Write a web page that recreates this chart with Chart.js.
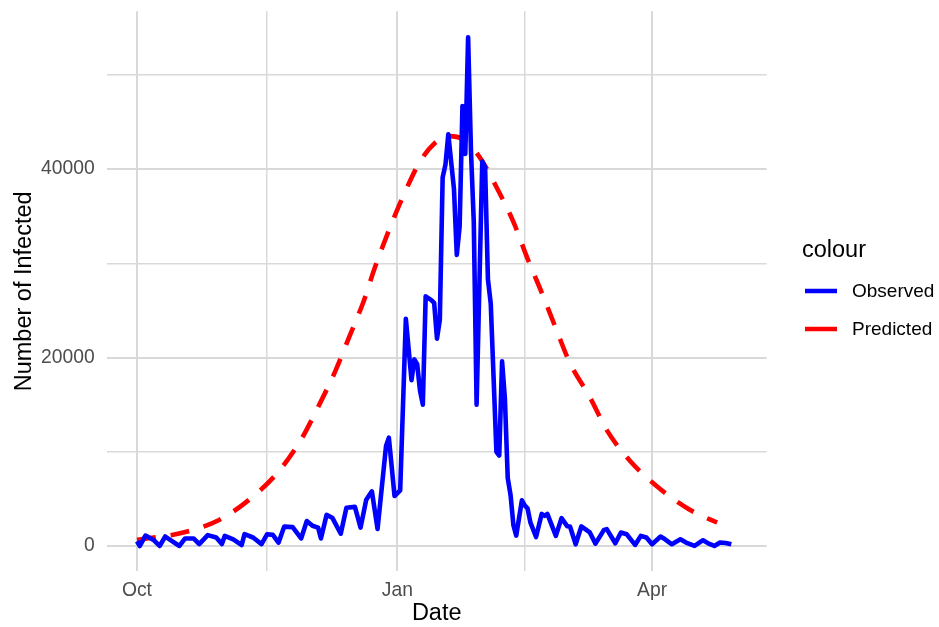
<!DOCTYPE html>
<html>
<head>
<meta charset="utf-8">
<script src="https://cdn.jsdelivr.net/npm/chart.js@4"></script>
<style>
  html, body { margin: 0; padding: 0; background: #ffffff; }
  #wrap { width: 939px; height: 627px; }
</style>
</head>
<body>
<div id="wrap"><canvas id="chart" width="939" height="627"></canvas></div>
<script>
// days counted from 1 Oct
const observedDays = [0, 1, 3, 6, 8, 10, 12, 15, 17, 20, 22, 25, 28, 30, 31, 34, 37, 38, 41, 44,
  46, 48, 50, 52, 55, 58, 60, 62, 64, 65, 67, 69, 72, 74, 77, 79, 81, 83, 85, 88,
  89, 91, 93, 95, 97, 98, 99, 100, 101, 102, 104, 105, 106, 107, 108, 109, 110, 112, 113, 114,
  115, 116, 117, 118, 119, 120, 122, 123, 124, 125, 127, 128, 129, 130, 131, 132, 133, 134, 136, 137,
  138, 139, 141, 143, 144, 145, 148, 150, 152, 153, 155, 157, 160, 162, 165, 166, 169, 171, 173, 176,
  178, 180, 182, 185, 186, 189, 192, 194, 197, 200, 202, 204, 206, 208, 210];
const observedValues = [500, 0, 1100, 600, 0, 1000, 600, 0, 800, 800, 200, 1150, 900, 200, 1070, 700, 100, 1250, 900, 200,
  1250, 1180, 350, 2050, 2000, 800, 2650, 2150, 1950, 800, 3300, 3000, 1300, 4050, 4150, 1950, 4900, 5800, 1800, 10600,
  11500, 5300, 5900, 24100, 17600, 19800, 19300, 16500, 15000, 26500, 26100, 25800, 22000, 24000, 39100, 40500, 43700, 37900, 30900, 33900,
  46700, 41600, 54000, 42000, 34400, 15000, 40800, 40200, 28300, 25700, 10000, 9600, 19600, 15600, 7200, 5400, 2200, 1100, 4850, 4300,
  4000, 2500, 950, 3400, 3200, 3400, 1070, 2950, 2100, 2070, 180, 2070, 1430, 250, 1710, 1790, 290, 1430, 1250, 110,
  1070, 890, 180, 1000, 820, 180, 710, 360, 0, 610, 250, 0, 360, 320, 180];

const predictedDays = [0, 3, 16, 29, 40, 50, 58, 64, 70, 75, 80, 84, 89, 94, 100, 105, 110, 115,
  121, 127, 133, 138, 143, 148, 153, 160, 166, 174, 184, 195, 201, 205];
const predictedValues = [650, 780, 1400, 2750, 5000, 7900, 11300, 14750, 18500, 22200, 25900, 29500, 33500, 37100, 40800, 42700, 43500, 43200,
  41300, 38100, 34400, 30500, 26900, 23100, 19400, 15800, 12300, 9100, 6250, 3900, 3000, 2500];

const xTicks = [0, 46, 92, 137, 182];
const xTickLabels = ['Oct', '', 'Jan', '', 'Apr'];
const yTicks = [0, 10000, 20000, 30000, 40000, 50000];
const yTickLabels = ['0', '', '20000', '', '40000', ''];

const FONT = "'Liberation Sans', Arial, sans-serif";

function toPoints(days, values) {
  return days.map((d, i) => ({ x: d, y: values[i] }));
}

// ggplot style legend on the right
const sideLegend = {
  id: 'sideLegend',
  afterDraw(chart) {
    const ctx = chart.ctx;
    ctx.save();
    ctx.fillStyle = '#000000';
    ctx.font = `23.5px ${FONT}`;
    ctx.textBaseline = 'alphabetic';
    ctx.fillText('colour', 802, 257);
    const rows = [291, 329];
    chart.data.datasets.forEach((ds, i) => {
      const y = rows[i];
      ctx.beginPath();
      ctx.strokeStyle = ds.borderColor;
      ctx.lineWidth = 4.5;
      ctx.lineCap = 'butt';
      ctx.moveTo(805, y);
      ctx.lineTo(837, y);
      ctx.stroke();
      ctx.font = `19px ${FONT}`;
      ctx.textBaseline = 'middle';
      ctx.fillText(ds.label, 852, y + 1);
    });
    ctx.restore();
  }
};

new Chart(document.getElementById('chart'), {
  type: 'line',
  data: {
    datasets: [
      {
        label: 'Observed',
        data: toPoints(observedDays, observedValues),
        borderColor: '#0000ff',
        borderWidth: 4.6,
        borderJoinStyle: 'round',
        pointRadius: 0,
        tension: 0
      },
      {
        label: 'Predicted',
        data: toPoints(predictedDays, predictedValues),
        borderColor: '#ff0000',
        borderWidth: 4.6,
        borderDash: [19, 15],
        borderCapStyle: 'butt',
        pointRadius: 0,
        cubicInterpolationMode: 'monotone'
      }
    ]
  },
  options: {
    responsive: false,
    animation: false,
    layout: { padding: { top: 11.3, right: 172.3, left: 0, bottom: 0 } },
    plugins: { legend: { display: false }, tooltip: { enabled: false } },
    scales: {
      x: {
        type: 'linear',
        min: -10.7,
        max: 222.5,
        afterFit: (scale) => {
          scale.height = 55.6;
          scale.paddingLeft = 0;
          scale.paddingRight = 0;
        },
        afterBuildTicks: (scale) => { scale.ticks = xTicks.map((v) => ({ value: v })); },
        border: { display: false },
        grid: {
          color: '#d9d9d9',
          lineWidth: (c) => (xTickLabels[c.index] ? 2 : 1.5),
          drawTicks: false
        },
        ticks: {
          padding: 8,
          color: '#4d4d4d',
          font: { family: FONT, size: 19.3 },
          maxRotation: 0,
          autoSkip: false,
          callback: (v, i) => xTickLabels[i]
        },
        title: {
          display: true,
          text: 'Date',
          color: '#000000',
          font: { family: FONT, size: 23.5 },
          padding: { top: 0, bottom: -1 }
        }
      },
      y: {
        min: -2700,
        max: 56750,
        afterFit: (scale) => {
          scale.width = 106.7;
          scale.paddingTop = 0;
          scale.paddingBottom = 0;
        },
        afterBuildTicks: (scale) => { scale.ticks = yTicks.map((v) => ({ value: v })); },
        border: { display: false },
        grid: {
          color: '#d9d9d9',
          lineWidth: (c) => (yTickLabels[c.index] ? 2 : 1.5),
          drawTicks: false
        },
        ticks: {
          padding: 12,
          color: '#4d4d4d',
          font: { family: FONT, size: 19.3 },
          autoSkip: false,
          callback: (v, i) => yTickLabels[i]
        },
        title: {
          display: true,
          text: 'Number of Infected',
          color: '#000000',
          font: { family: FONT, size: 23.5 },
          padding: { top: 10, bottom: 0 }
        }
      }
    }
  },
  plugins: [sideLegend]
});
</script>
</body>
</html>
..........
* Set task: Leave the pictures out and please restate exactly the lines running from the start of the material through the one with "360, 320, 180];".

* Result of the exercise:
Write a web page that recreates this chart with Chart.js.
<!DOCTYPE html>
<html>
<head>
<meta charset="utf-8">
<script src="https://cdn.jsdelivr.net/npm/chart.js@4"></script>
<style>
  html, body { margin: 0; padding: 0; background: #ffffff; }
  #wrap { width: 939px; height: 627px; }
</style>
</head>
<body>
<div id="wrap"><canvas id="chart" width="939" height="627"></canvas></div>
<script>
// days counted from 1 Oct
const observedDays = [0, 1, 3, 6, 8, 10, 12, 15, 17, 20, 22, 25, 28, 30, 31, 34, 37, 38, 41, 44,
  46, 48, 50, 52, 55, 58, 60, 62, 64, 65, 67, 69, 72, 74, 77, 79, 81, 83, 85, 88,
  89, 91, 93, 95, 97, 98, 99, 100, 101, 102, 104, 105, 106, 107, 108, 109, 110, 112, 113, 114,
  115, 116, 117, 118, 119, 120, 122, 123, 124, 125, 127, 128, 129, 130, 131, 132, 133, 134, 136, 137,
  138, 139, 141, 143, 144, 145, 148, 150, 152, 153, 155, 157, 160, 162, 165, 166, 169, 171, 173, 176,
  178, 180, 182, 185, 186, 189, 192, 194, 197, 200, 202, 204, 206, 208, 210];
const observedValues = [500, 0, 1100, 600, 0, 1000, 600, 0, 800, 800, 200, 1150, 900, 200, 1070, 700, 100, 1250, 900, 200,
  1250, 1180, 350, 2050, 2000, 800, 2650, 2150, 1950, 800, 3300, 3000, 1300, 4050, 4150, 1950, 4900, 5800, 1800, 10600,
  11500, 5300, 5900, 24100, 17600, 19800, 19300, 16500, 15000, 26500, 26100, 25800, 22000, 24000, 39100, 40500, 43700, 37900, 30900, 33900,
  46700, 41600, 54000, 42000, 34400, 15000, 40800, 40200, 28300, 25700, 10000, 9600, 19600, 15600, 7200, 5400, 2200, 1100, 4850, 4300,
  4000, 2500, 950, 3400, 3200, 3400, 1070, 2950, 2100, 2070, 180, 2070, 1430, 250, 1710, 1790, 290, 1430, 1250, 110,
  1070, 890, 180, 1000, 820, 180, 710, 360, 0, 610, 250, 0, 360, 320, 180];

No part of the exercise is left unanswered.